How reliable are consensus forecasts?
Forecasts are educated guesses based on surveys of economists. They're often accurate for stable indicators but can miss during volatile periods. Always check the forecast range, not just the median.
What's the difference between preliminary and revised data?
Preliminary (flash) data is released first but may be revised later as more complete information becomes available. Revisions can sometimes be as impactful as the initial release.
How do I avoid getting whipsawed during events?
Stay out of the first 1-5 minutes after release. Use wider stops or smaller position sizes. Wait for confirmation of direction before entering. Consider trading the continuation move rather than the initial spike.
Should I trade every high-impact event?
No. Quality over quantity. Trade events you understand well, in liquid markets, during your optimal hours.

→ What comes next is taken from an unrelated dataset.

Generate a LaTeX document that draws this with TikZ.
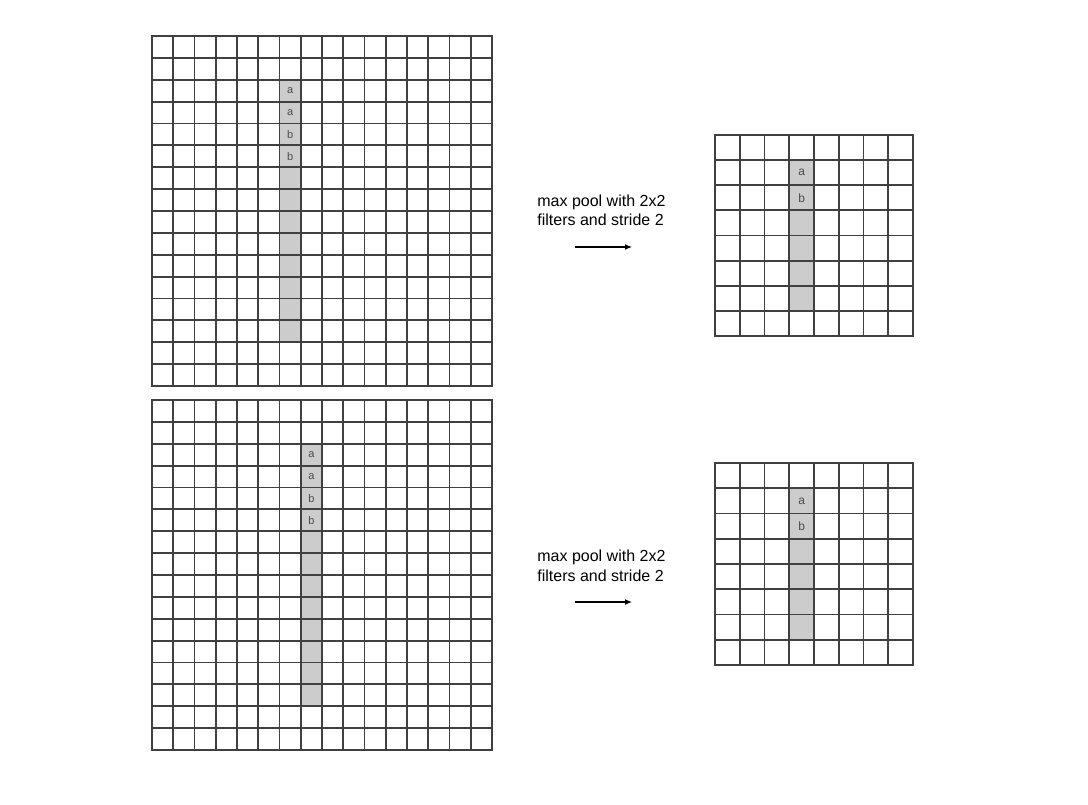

Skip events with unclear expectations or when risk/reward isn't favorable.
Pro Tips
Focus on high-impact events during major market sessions for maximum liquidity.
Watch for surprises - Large deviations from forecasts create the biggest trading opportunities.
Check historical trends before major releases to understand typical market reactions.
Combine calendar events with risk regime analysis for better context.
Set alerts for high-impact events in your trading timezone.